In our work, we needed to use open source web crawler for unstructured data gathering.
Here we have used
A> Apache Nutch for web crawling and
B> Apache Solr for unstructured web data indexing
Steps, that we have used to set up the complete environment are -
1> Downloaded Apache Solr (3.X)
2> Downloaded Apache Nutch ( 1.x)
We followed the tutorial from here.
We are giving here all the steps with the most important points, for which we have spent much time. Our OS was Mac OS X.
In Linux Terminal, Setting of two Environmental variables are important.
Checked that the variables are set properly.
Apache Nuch Installation -
Unzip Apache Nutch.
Run ‘bin/nutch’ to check whether nutch is installed properly or not.
Goto <<apache nutch installation directory>>/conf folder.
Open nutch-site.xml file.
save with following XML snippet:
<configuration> <property> <name>http.agent.name</name> <value>My Nutch Spider</value> </property> </configuration>
- Create folder urls in <<apache nutch installation directory>>
- Create a file seed.txt
- Enter your required site to crawl. In our case it was http://www.phloxblog.in
- Execute following command in terminal -
bin/nutch crawl urls -depth 5 -topN 20
depth – depth indicates the link depth from the main url that should be crawled.
topN – N determines the maximum number of pages that will be retrieved at each level up to the depth.
during crawling, it will create folder named like crawl-(timestamp)
Within crawl-(timestamp) folder, there will be 3 folders named – crawldb, linkdb and segments.
In crawldb folder, there will be ‘current’ folder. In the current folder, there will be ‘part-00000′ folder and within that another two file – data & index.
So all the crawled data will be stored in crawl-(timestamp) folder, if everything goes fine.

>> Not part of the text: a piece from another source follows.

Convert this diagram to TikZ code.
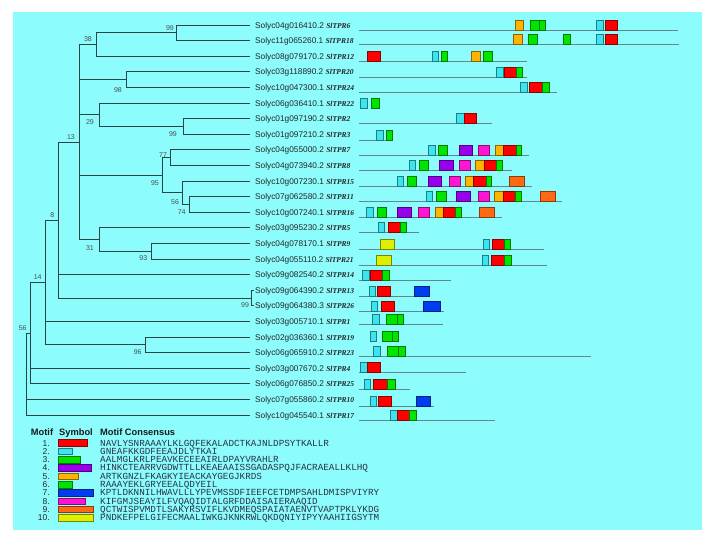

troubleshooting – If you get unknownhostexception in data file,
1> check the internet connection.
2> follow the versions and steps again as we have mentioned.
Note that, we have changed the command -
bin/nutch crawl urls -depth 5 -topN 20 which is slightly different from nutch wiki documentation.
So change the command as per your requirement, after reading the nutch command usage here.
Apache Solr Installation -
- Unzip Apache Solr
- Run java -jar start.jar from <<Apache Solr Directory>>/example directory.
- It will start solr in the 8983 port for default Apache Solr Installation.
- Hit the url http://localhost:8983/solr/admin/. to check wheher solr installation is fine.
- Close Apache Solr.
Note : for detail Apache Solr Installation you can refer here.
Integration of Apache Nutch with Apache Solr -
To integrate solr with nutch.
- Copy schema.xml from conf folder of <<apache-nutch installation directory>>.
- Go to the <<apache solr installation directory>> . On that folder open the path example>solr>conf.
- Replace schema.xml with the copied one.
- Open the schema.xml file. Change the line,
<field name="content" type="text" stored="true" indexed="true"/> to store the crawled content as indexed.
Execute the following command from terminal in <<Apache Nutch Installation Directory>>
bin/nutch solrindex http://127.0.0.1:8983/solr/ <<the folder name that has been created during crawling-crawl-timestamp>>/crawldb -linkdb crawl/linkdb <<the folder name that has been created during crawling-crawl-timestamp>>/segments/*
This will complete indexing of all the crawled data from nutch.
To be sure if the above process is done perfectly or not,
- Open http://localhost:8983/solr/admin/
- Click on the ‘Search’ button.
It will show all the data that have been indexed after crawling.
So happy crawling. Comments are welcome.